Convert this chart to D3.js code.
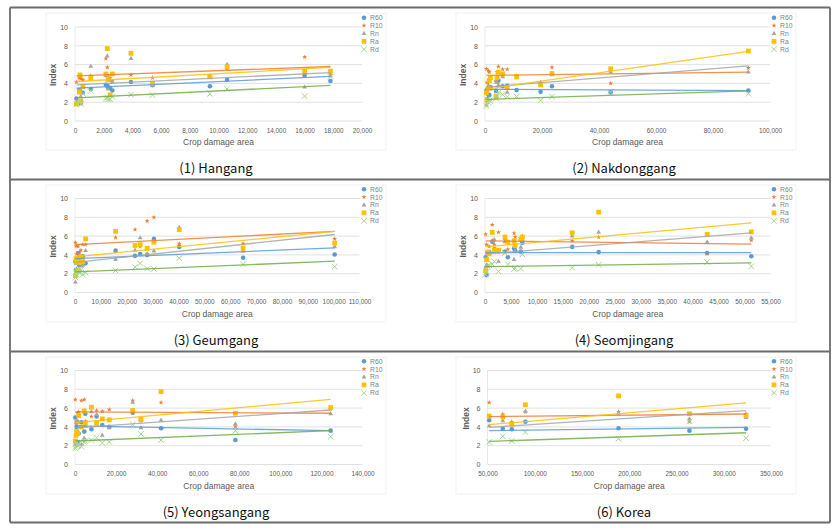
<!DOCTYPE html>
<html>
<head>
<meta charset="utf-8">
<script src="https://cdn.jsdelivr.net/npm/d3@7"></script>
<style>
  body { margin: 0; background: #fff; }
  svg { display: block; }
</style>
</head>
<body>
<svg id="fig" width="838" height="531"></svg>
<script>
// ---- data ----
const seriesNames = ["R60", "R10", "Rn", "Ra", "Rd"];
const yTicks = [0, 2, 4, 6, 8, 10];

// (1) Hangang
const hangangArea = [100, 300, 350, 400, 550, 1100, 2150, 2250, 2300, 2450, 2600, 3900, 5400, 9400, 10600, 16000, 17800];
const hangangR60 = [2.4, 3.3, 3.2, 1.9, 3.0, 3.4, 3.85, 3.75, 3.6, 3.5, 3.25, 4.15, 3.8, 3.7, 4.4, 4.85, 4.25];
const hangangR10 = [4.15, 4.6, 4.6, 4.5, 4.4, 4.8, 6.65, 5.7, 4.85, 4.6, 4.25, 4.9, 4.6, 4.75, 5.6, 6.8, 5.05];
const hangangRn = [2.0, 3.0, 3.2, 2.6, 3.6, 5.8, 4.8, 6.9, 3.4, 4.3, 4.15, 6.65, 3.8, 4.8, 6.0, 3.6, 4.8];
const hangangRa = [1.8, 3.1, 4.9, 2.1, 3.7, 4.6, 5.0, 7.7, 4.4, 2.8, 5.0, 7.2, 4.0, 4.7, 5.75, 5.3, 5.3];
const hangangRd = [1.8, 2.0, 2.2, 1.8, 2.9, 3.2, 2.4, 2.5, 2.3, 2.3, 2.6, 2.8, 2.75, 2.9, 3.4, 2.65, 4.7];
const hangangTrend = [[3.5, 4.75], [4.8, 5.8], [3.85, 5.15], [4.2, 5.7], [2.45, 3.8]];
const hangangTicks = [0, 2000, 4000, 6000, 8000, 10000, 12000, 14000, 16000, 18000, 20000];

// (2) Nakdonggang
const nakdongArea = [500, 700, 1200, 1500, 1900, 3900, 4200, 4700, 6200, 7800, 11100, 19500, 23500, 44100, 92400];
const nakdongR60 = [3.2, 2.3, 2.8, 2.75, 3.6, 3.2, 4.2, 4.3, 3.7, 3.75, 3.3, 3.1, 3.7, 3.05, 3.25];
const nakdongR10 = [5.55, 4.1, 5.35, 5.2, 4.6, 4.25, 5.2, 5.8, 5.5, 5.5, 4.8, 3.8, 5.7, 4.0, 5.65];
const nakdongRn = [1.7, 3.5, 3.8, 4.2, 3.4, 4.3, 4.1, 3.8, 4.7, 3.05, 4.6, 4.1, 4.9, 5.2, 5.2];
const nakdongRa = [3.0, 2.2, 3.5, 4.3, 4.6, 2.6, 4.6, 5.2, 5.0, 3.55, 4.7, 3.85, 5.05, 5.55, 7.45];
const nakdongRd = [1.6, 2.3, 2.0, 2.2, 2.1, 2.4, 2.7, 3.0, 2.8, 2.6, 2.6, 2.2, 2.6, 3.1, 2.9];
const nakdongTrend = [[3.38, 3.24], [4.85, 5.2], [3.6, 5.87], [3.4, 7.4], [2.3, 3.2]];
const nakdongTicks = [0, 20000, 40000, 60000, 80000, 100000];

// (3) Geumgang
const geumArea = [150, 400, 650, 1200, 1700, 2300, 3000, 4100, 15700, 23200, 25200, 27900, 30500, 40300, 65000, 100400];
const geumR60 = [3.3, 2.4, 3.3, 4.2, 2.9, 3.2, 3.85, 3.1, 4.45, 3.9, 4.1, 4.0, 5.7, 4.85, 3.7, 4.05];
const geumR10 = [5.3, 4.95, 4.1, 4.9, 4.3, 4.5, 5.1, 5.1, 5.85, 6.7, 4.9, 7.6, 8.0, 5.2, 5.2, 5.7];
const geumRn = [1.1, 3.1, 2.5, 3.8, 3.5, 2.8, 2.9, 4.45, 3.5, 4.5, 5.8, 4.1, 4.4, 6.9, 4.4, 4.85];
const geumRa = [1.8, 3.6, 3.3, 2.3, 3.2, 3.8, 3.3, 5.7, 6.5, 5.0, 5.1, 4.7, 5.35, 6.7, 4.7, 5.25];
const geumRd = [1.6, 2.2, 1.9, 2.3, 2.1, 2.4, 1.9, 2.1, 2.35, 2.7, 3.1, 2.55, 2.5, 3.65, 3.0, 2.75];
const geumTrend = [[3.6, 4.75], [5.1, 6.5], [3.2, 6.17], [3.8, 6.5], [2.2, 3.33]];
const geumTicks = [0, 10000, 20000, 30000, 40000, 50000, 60000, 70000, 80000, 90000, 100000, 110000];

// (4) Seomjingang
const seomArea = [130, 300, 500, 800, 1400, 1800, 2600, 3850, 4400, 5600, 5800, 6900, 7200, 16800, 21900, 42800, 51300];
const seomR60 = [3.75, 1.85, 4.2, 4.3, 5.4, 4.6, 4.4, 4.35, 3.75, 4.7, 4.5, 4.35, 5.3, 4.85, 4.3, 4.2, 3.85];
const seomR10 = [6.2, 5.1, 4.15, 4.9, 7.2, 5.1, 6.4, 5.6, 4.6, 6.3, 5.9, 5.6, 6.0, 5.5, 5.9, 4.15, 5.55];
const seomRn = [2.7, 2.9, 2.8, 4.3, 5.5, 5.6, 3.3, 5.4, 5.3, 3.5, 4.4, 4.8, 5.6, 6.0, 6.4, 5.35, 5.8];
const seomRa = [2.3, 3.5, 4.3, 4.1, 6.4, 4.5, 4.5, 5.9, 5.35, 5.5, 5.0, 5.7, 5.9, 6.35, 8.55, 6.2, 6.45];
const seomRd = [1.9, 2.2, 2.8, 2.9, 3.0, 3.3, 2.25, 4.2, 3.0, 2.5, 2.6, 2.55, 4.05, 2.65, 2.95, 3.25, 2.8];
const seomTrend = [[4.25, 4.25], [5.5, 5.15], [4.1, 6.35], [4.85, 7.4], [2.75, 3.15]];
const seomTicks = [0, 5000, 10000, 15000, 20000, 25000, 30000, 35000, 40000, 45000, 50000, 55000];

// (5) Yeongsangang
const yeongArea = [150, 500, 800, 1300, 1800, 3100, 4500, 5000, 8000, 10500, 13300, 16700, 28100, 32100, 41900, 78100, 124500];
const yeongR60 = [5.0, 2.3, 4.0, 2.4, 3.3, 4.5, 3.5, 5.4, 3.75, 5.1, 4.2, 4.0, 5.5, 4.7, 3.85, 2.6, 3.6];
const yeongR10 = [6.9, 4.6, 4.3, 5.5, 5.6, 6.8, 6.9, 4.6, 5.1, 5.75, 5.65, 5.85, 6.8, 4.8, 6.6, 4.05, 5.9];
const yeongRn = [2.1, 4.4, 2.3, 4.6, 4.5, 2.1, 2.8, 4.1, 5.6, 5.3, 3.1, 3.9, 6.6, 3.9, 4.7, 4.3, 5.4];
const yeongRa = [2.5, 3.1, 3.5, 3.3, 5.2, 4.0, 5.7, 4.4, 6.1, 4.4, 4.85, 4.75, 5.75, 4.8, 7.75, 5.45, 6.05];
const yeongRd = [1.7, 1.9, 2.3, 2.0, 2.2, 1.9, 2.4, 2.5, 2.6, 2.85, 2.3, 2.4, 4.25, 3.25, 2.6, 3.6, 2.95];
const yeongTrend = [[4.1, 3.6], [5.6, 5.45], [3.9, 5.8], [4.45, 6.93], [2.5, 3.6]];
const yeongTicks = [0, 20000, 40000, 60000, 80000, 100000, 120000, 140000];

// (6) Korea
const koreaArea = [51800, 66200, 75700, 90100, 188700, 263700, 323600];
const koreaR60 = [4.7, 3.8, 3.75, 4.55, 3.85, 3.6, 3.8];
const koreaR10 = [6.6, 5.35, 4.55, 5.6, 5.6, 4.55, 5.4];
const koreaRn = [4.1, 4.65, 4.35, 5.65, 5.45, 4.85, 5.0];
const koreaRa = [5.15, 5.05, 4.3, 6.35, 7.3, 5.4, 5.2];
const koreaRd = [2.4, 3.0, 2.5, 3.45, 2.75, 4.6, 2.8];
const koreaTrend = [[3.6, 3.95], [5.09, 5.37], [3.95, 5.73], [4.24, 6.55], [2.46, 3.38]];
const koreaTicks = [50000, 100000, 150000, 200000, 250000, 300000, 350000];

// ---- layout ----
const colors = {R60: "#5b9bd5", R10: "#ed7d31", Rn: "#a5a5a5", Ra: "#ffc000", Rd: "#70ad47"};
const rowTops = [7.5, 179.5, 351.5];
const plotTops = [27, 198.5, 370.5];
const plotH = 94;

const panels = [
  {title: "(1)  Hangang", area: hangangArea, vals: [hangangR60, hangangR10, hangangRn, hangangRa, hangangRd], trend: hangangTrend, ticks: hangangTicks, row: 0, col: 0, x0: 75, x1: 362},
  {title: "(2)  Nakdonggang", area: nakdongArea, vals: [nakdongR60, nakdongR10, nakdongRn, nakdongRa, nakdongRd], trend: nakdongTrend, ticks: nakdongTicks, row: 0, col: 1, x0: 485, x1: 770},
  {title: "(3)  Geumgang", area: geumArea, vals: [geumR60, geumR10, geumRn, geumRa, geumRd], trend: geumTrend, ticks: geumTicks, row: 1, col: 0, x0: 75, x1: 359.5},
  {title: "(4)  Seomjingang", area: seomArea, vals: [seomR60, seomR10, seomRn, seomRa, seomRd], trend: seomTrend, ticks: seomTicks, row: 1, col: 1, x0: 485, x1: 770.5},
  {title: "(5)  Yeongsangang", area: yeongArea, vals: [yeongR60, yeongR10, yeongRn, yeongRa, yeongRd], trend: yeongTrend, ticks: yeongTicks, row: 2, col: 0, x0: 75, x1: 362.5},
  {title: "(6)  Korea", area: koreaArea, vals: [koreaR60, koreaR10, koreaRn, koreaRa, koreaRd], trend: koreaTrend, ticks: koreaTicks, row: 2, col: 1, x0: 487.5, x1: 771}
];

const svg = d3.select("#fig");
const fmt = d3.format(",");

// outer frame: three row boxes, no vertical divider between the columns
const frame = svg.append("g").attr("stroke", "#6b6b6b").attr("stroke-width", 1.8).attr("fill", "none");
frame.append("line").attr("x1", 10).attr("x2", 10).attr("y1", 7.5).attr("y2", 522.5);
frame.append("line").attr("x1", 830).attr("x2", 830).attr("y1", 7.5).attr("y2", 522.5);
[7.5, 179.5, 351.5, 522.5].forEach(y => {
  frame.append("line").attr("x1", 10).attr("x2", 830).attr("y1", y).attr("y2", y);
});

// draw one marker for a series
function marker(g, name, cx, cy) {
  const c = colors[name];
  if (name === "R60") {
    g.append("circle").attr("cx", cx).attr("cy", cy).attr("r", 2.3).attr("fill", c);
  } else if (name === "R10") {
    g.append("path").attr("d", d3.symbol(d3.symbolStar, 8)()).attr("transform", `translate(${cx},${cy})`).attr("fill", c);
  } else if (name === "Rn") {
    g.append("path").attr("d", d3.symbol(d3.symbolTriangle, 10)()).attr("transform", `translate(${cx},${cy})`).attr("fill", c);
  } else if (name === "Ra") {
    g.append("rect").attr("x", cx - 2.4).attr("y", cy - 2.4).attr("width", 4.8).attr("height", 4.8).attr("fill", c);
  } else {
    const s = 2.8;
    g.append("path").attr("d", `M${cx - s},${cy - s}L${cx + s},${cy + s}M${cx - s},${cy + s}L${cx + s},${cy - s}`)
      .attr("stroke", "#a6d58c").attr("stroke-width", 1).attr("fill", "none");
  }
}

panels.forEach(p => {
  const top = plotTops[p.row];
  const rowTop = rowTops[p.row];
  const x = d3.scaleLinear().domain(d3.extent(p.ticks)).range([p.x0, p.x1]);
  const y = d3.scaleLinear().domain([0, 10]).range([top + plotH, top]);
  const g = svg.append("g");

  // chart area border (very faint)
  const caL = p.col === 0 ? 46 : 456;
  g.append("rect").attr("x", caL).attr("y", rowTop + 5.5).attr("width", 340).attr("height", 137)
    .attr("fill", "none").attr("stroke", "#f2f2f2").attr("stroke-width", 1);

  // gridlines
  g.append("g").selectAll("line").data(yTicks).join("line")
    .attr("x1", p.x0).attr("x2", p.x1)
    .attr("y1", d => y(d)).attr("y2", d => y(d))
    .attr("stroke", "#d9d9d9").attr("stroke-width", 0.8);
  g.append("line").attr("x1", p.x0).attr("x2", p.x0).attr("y1", y(10)).attr("y2", y(0))
    .attr("stroke", "#e3e3e3").attr("stroke-width", 0.8);

  // axes
  const yAxis = d3.axisLeft(y).tickValues(yTicks).tickSize(0).tickPadding(7);
  g.append("g").attr("transform", `translate(${p.x0},0)`).call(yAxis)
    .call(a => a.select(".domain").remove())
    .selectAll("text").attr("font-family", "Liberation Sans, Arial, sans-serif").attr("font-size", 7).attr("fill", "#595959");
  const xAxis = d3.axisBottom(x).tickValues(p.ticks).tickSize(0).tickPadding(7).tickFormat(fmt);
  g.append("g").attr("transform", `translate(0,${y(0)})`).call(xAxis)
    .call(a => a.select(".domain").remove())
    .selectAll("text").attr("font-family", "Liberation Sans, Arial, sans-serif").attr("font-size", 6.4).attr("fill", "#595959");

  // axis titles
  g.append("text").attr("transform", `translate(${p.x0 - 19},${top + plotH / 2 + 1}) rotate(-90)`)
    .attr("text-anchor", "middle").attr("font-family", "Liberation Sans, Arial, sans-serif")
    .attr("font-size", 8.5).attr("font-weight", "bold").attr("fill", "#595959").text("Index");
  g.append("text").attr("x", (p.x0 + p.x1) / 2).attr("y", y(0) + 24)
    .attr("text-anchor", "middle").attr("font-family", "Liberation Sans, Arial, sans-serif")
    .attr("font-size", 8.5).attr("fill", "#595959").text("Crop damage area");

  // points
  const pts = g.append("g");
  seriesNames.forEach((name, si) => {
    p.vals[si].forEach((v, i) => marker(pts, name, x(p.area[i]), y(v)));
  });

  // trend lines
  const xr = d3.extent(p.area);
  seriesNames.forEach((name, si) => {
    g.append("line")
      .attr("x1", x(xr[0])).attr("x2", x(xr[1]))
      .attr("y1", y(p.trend[si][0])).attr("y2", y(p.trend[si][1]))
      .attr("stroke", colors[name]).attr("stroke-width", 1.3).attr("stroke-opacity", 0.85);
  });

  // legend
  const lx = p.col === 0 ? 364 : 774;
  seriesNames.forEach((name, si) => {
    const ly = top - 9.3 + si * 7.9;
    marker(g, name, lx, ly);
    g.append("text").attr("x", lx + 6).attr("y", ly + 2.4)
      .attr("font-family", "Liberation Sans, Arial, sans-serif").attr("font-size", 6.8)
      .attr("fill", "#7f7f7f").text(name);
  });

  // caption
  g.append("text").attr("x", p.col === 0 ? 216 : 624).attr("y", rowTop + 165)
    .attr("text-anchor", "middle").attr("font-family", "Noto Sans CJK KR, Noto Sans, sans-serif")
    .attr("font-size", 13).attr("fill", "#111").text(p.title);
});
</script>
</body>
</html>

__________________________________________________

# WHAT IS BEING ASKED
Count how many lines of the material hold the string "chart". Give the number and nothing more.

# TASK OUTPUT
2